Food is love. While dinner parties with overflowing tables may temporarily be on hold, there is nothing to stop us passionate food lovers from whetting our appetites by spilling words onto a page. From odes to seasonal quince and much-needed mindful eating, to restoration of a kitchen dating back to the early 19th century, the British Library is giving us all a chance to get our tastes tingling about the basic ingredients of food writing filled with flavour. I’ve recently lead two perfectly plated food writing online courses for the Library, and begin to repeat the series again this December. It feels timely, for a number of reasons.
Food writing has evolved considerably since I started as a blogger fourteen years ago, as has my prose mercifully. Alongside my cookbooks and food columns, I have had a successful career in the communications industry. As an “ethnic” food writer who focuses on Indian cookery and putting spice cupboards to better use, running these courses is an incredible opportunity for me to address unconscious bias and cultural appropriation in a public forum with a responsible and engaged audience. I bring a unique perspective to these courses, rooting them in the here and now.

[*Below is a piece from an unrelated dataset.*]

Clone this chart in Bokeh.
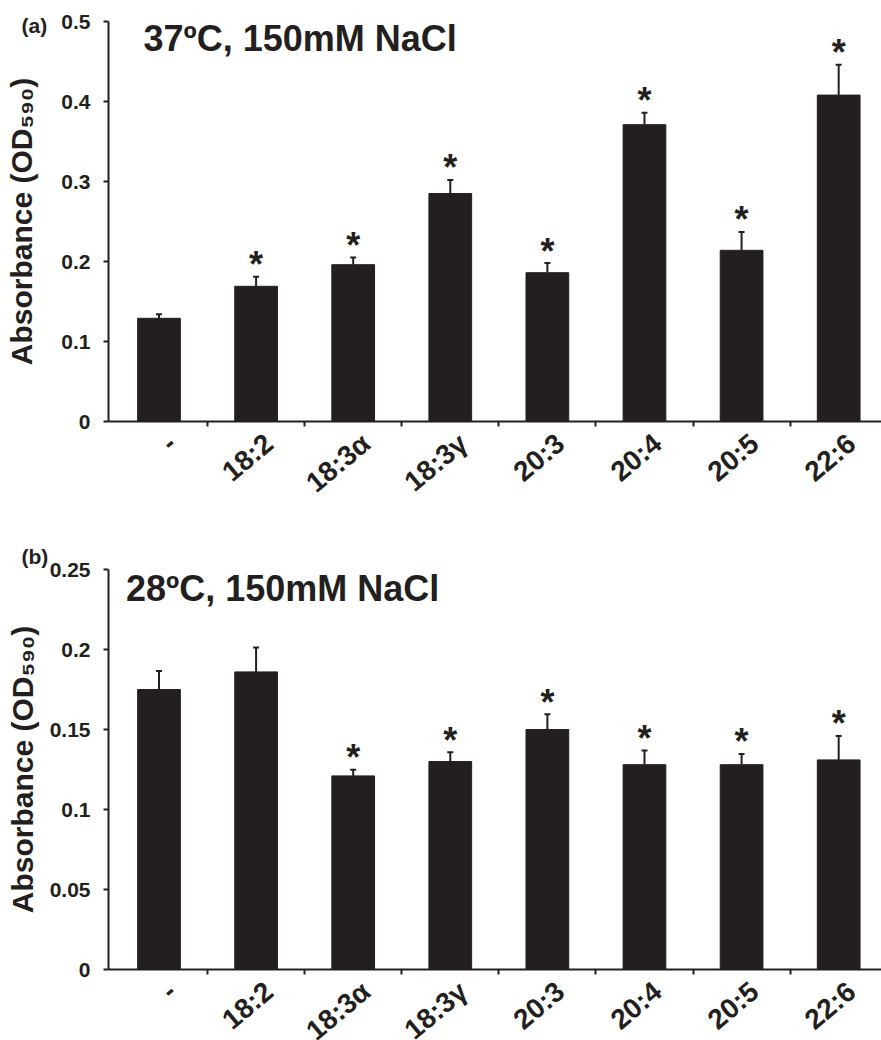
import math
from bokeh.plotting import figure
from bokeh.models import (ColumnDataSource, FixedTicker, Whisker, TeeHead,
                          LabelSet, Label, Range1d)
from bokeh.core.properties import value
from bokeh.layouts import column
from bokeh.embed import file_html
from bokeh.resources import INLINE

# ---------------- data ----------------
categories = ["-", "18:2", "18:3α", "18:3γ", "20:3", "20:4", "20:5", "22:6"]

means_37 = [0.129, 0.169, 0.196, 0.285, 0.186, 0.371, 0.214, 0.408]
errs_37 = [0.005, 0.012, 0.009, 0.017, 0.012, 0.015, 0.023, 0.038]
sig_37 = [False, True, True, True, True, True, True, True]

means_28 = [0.175, 0.186, 0.121, 0.130, 0.150, 0.128, 0.128, 0.131]
errs_28 = [0.0115, 0.0153, 0.0038, 0.0058, 0.0096, 0.0088, 0.0067, 0.015]
sig_28 = [False, False, True, True, True, True, True, True]

yticks_37 = [0, 0.1, 0.2, 0.3, 0.4, 0.5]
ytick_labels_37 = ["0", "0.1", "0.2", "0.3", "0.4", "0.5"]
yticks_28 = [0, 0.05, 0.1, 0.15, 0.2, 0.25]
ytick_labels_28 = ["0", "0.05", "0.1", "0.15", "0.2", "0.25"]

title_37 = "37ºC, 150mM NaCl"
title_28 = "28ºC, 150mM NaCl"
y_label = "Absorbance (OD₅₉₀)"

INK = "#231f20"
FONT = "Liberation Sans"
FRAME_W = 773
AXIS_B = 9                      # bottom border holding the x ticks
XR = Range1d(-0.02, 7.941)       # shared category axis (bar i at i + 0.5)
XS = [i + 0.5 for i in range(len(categories))]


def style_fig(p):
    p.outline_line_color = None
    p.xgrid.visible = False
    p.ygrid.visible = False
    p.background_fill_color = "white"
    p.border_fill_color = "white"


def make_panel(means, errs, sig, yticks, ylabels, title, letter, title_pos,
               border_top, ylab_standoff, letter_standoff):
    n = len(categories)
    ymax = yticks[-1]
    p = figure(frame_width=FRAME_W, frame_height=400,
               x_range=XR, y_range=Range1d(0, ymax),
               output_backend="svg", toolbar_location=None,
               min_border_left=108, min_border_right=0,
               min_border_top=border_top, min_border_bottom=AXIS_B)
    style_fig(p)

    # panel letter as the figure title, pushed to the far left
    p.title.text = letter
    p.title.align = "left"
    p.title.offset = -87
    p.title.standoff = letter_standoff
    p.title.text_font = FONT
    p.title.text_font_style = "bold"
    p.title.text_font_size = "21px"
    p.title.text_line_height = 1.0
    p.title.text_color = INK

    src = ColumnDataSource(dict(
        x=XS, mean=means, upper=[m + e for m, e in zip(means, errs)],
    ))
    p.vbar(x="x", top="mean", bottom=0, width=0.44, source=src,
           fill_color=INK, line_color=INK, line_width=1)

    p.add_layout(Whisker(source=src, base="x", lower="mean", upper="upper",
                         dimension="height", line_color=INK, line_width=2,
                         upper_head=TeeHead(size=6, line_color=INK,
                                            line_width=2),
                         lower_head=None, level="overlay"))

    # significance asterisks
    sx = [x for x, s in zip(XS, sig) if s]
    sy = [m + e for m, e, s in zip(means, errs, sig) if s]
    ssrc = ColumnDataSource(dict(x=sx, y=sy, t=["*"] * len(sx)))
    p.add_layout(LabelSet(x="x", y="y", text="t", source=ssrc,
                          text_align="center", text_baseline="middle",
                          y_offset=12, text_font=value(FONT),
                          text_font_style="bold",
                          text_font_size="36px", text_color=INK))

    # x axis: line plus small ticks between bars (labels drawn separately)
    xa = p.xaxis[0]
    xa.ticker = FixedTicker(ticks=list(range(1, n)))
    xa.major_label_overrides = {t: "" for t in range(1, n)}
    xa.major_label_text_font_size = "1px"
    xa.major_label_standoff = 0
    xa.major_tick_out = 5
    xa.major_tick_in = 0
    xa.minor_tick_out = 0
    xa.minor_tick_in = 0

    ya = p.yaxis[0]
    ya.ticker = FixedTicker(ticks=yticks)
    ya.major_label_overrides = {t: l for t, l in zip(yticks, ylabels)}
    ya.major_tick_out = 5
    ya.major_tick_in = 0
    ya.minor_tick_out = 0
    ya.minor_tick_in = 0
    ya.major_label_standoff = 13
    ya.major_label_text_font = FONT
    ya.major_label_text_font_style = "bold"
    ya.major_label_text_font_size = "21px"
    ya.major_label_text_color = INK
    ya.axis_label = y_label
    ya.axis_label_text_font = FONT
    ya.axis_label_text_font_style = "bold"
    ya.axis_label_text_font_size = "30px"
    ya.axis_label_text_color = INK
    ya.axis_label_standoff = ylab_standoff

    for ax in (xa, ya):
        ax.axis_line_width = 2
        ax.axis_line_color = INK
        ax.major_tick_line_width = 2
        ax.major_tick_line_color = INK

    p.add_layout(Label(x=title_pos[0], y=title_pos[1], text=title,
                       text_font=FONT, text_font_style="bold",
                       text_font_size="36px", text_color=INK,
                       text_baseline="alphabetic", text_align="left"))
    return p


def make_labels(strip_h):
    """Strip under a panel carrying the rotated category labels.
    Its y scale is in pixels, with 0 on the panel's x-axis line."""
    q = figure(frame_width=FRAME_W, frame_height=strip_h, title=None,
               x_range=XR, y_range=Range1d(-(strip_h + AXIS_B), -AXIS_B),
               x_axis_location=None, y_axis_location=None,
               output_backend="svg", toolbar_location=None,
               min_border_left=108, min_border_right=0,
               min_border_top=0, min_border_bottom=0)
    style_fig(q)
    src = ColumnDataSource(dict(x=XS, y=[0] * len(XS), cat=categories))
    q.add_layout(LabelSet(x="x", y="y", text="cat", source=src,
                          text_align="right", text_baseline="middle",
                          angle=math.radians(40), x_offset=13, y_offset=-18,
                          text_font=value(FONT), text_font_style="bold",
                          text_font_size="28px", text_color=INK))
    return q


p1 = make_panel(means_37, errs_37, sig_37, yticks_37, ytick_labels_37,
                title_37, "(a)", (0.34, 0.479), 21, 20, -30)
l1 = make_labels(101)
p2 = make_panel(means_28, errs_28, sig_28, yticks_28, ytick_labels_28,
                title_28, "(b)", (0.16, 0.2383), 38, 8, 3)
l2 = make_labels(62)

layout = column(p1, l1, p2, l2, spacing=0)
open("out.html", "w").write(file_html(layout, INLINE))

We have less time than ever. How we access information has been transformed by digital and social media. No longer is it acceptable to live in a vacuum of social awareness. The first course starts with this – the context within which food writing functions today. We then explore sound principles of writing and move on to food writing tips that make sure no reader is left with an unintended sour taste in their mouth.
If it all sounds a bit earnest, I can assure you it is far from. In between the tips, we found plenty of time to chat about what inspires and moves us, share practical tips of our own and wax lyrical about cookbooks, food scientists, food memoirs and restaurant critics we love and hate. I roped in a small handful of my talented and well-established food writers to offer their own nuggets of advice, which ranged from the practical (stop procrastinating and just get writing) to the essential (please hold on to your sense of humour).
The practical part of the session gives us a chance to whip what we’ve learnt into action. I would tell you more, but I might give the finale away for the next course on 3 December.
In a sign of the times, it feels apt to deliver these courses online. After all, technology has allowed us to think beyond the realms of possibility. Who knew we would be cooking, eating and drinking wine with friends on video calls? If the feedback so far is anything to go by, it gives attendees more than a taste of how to be a better food writer.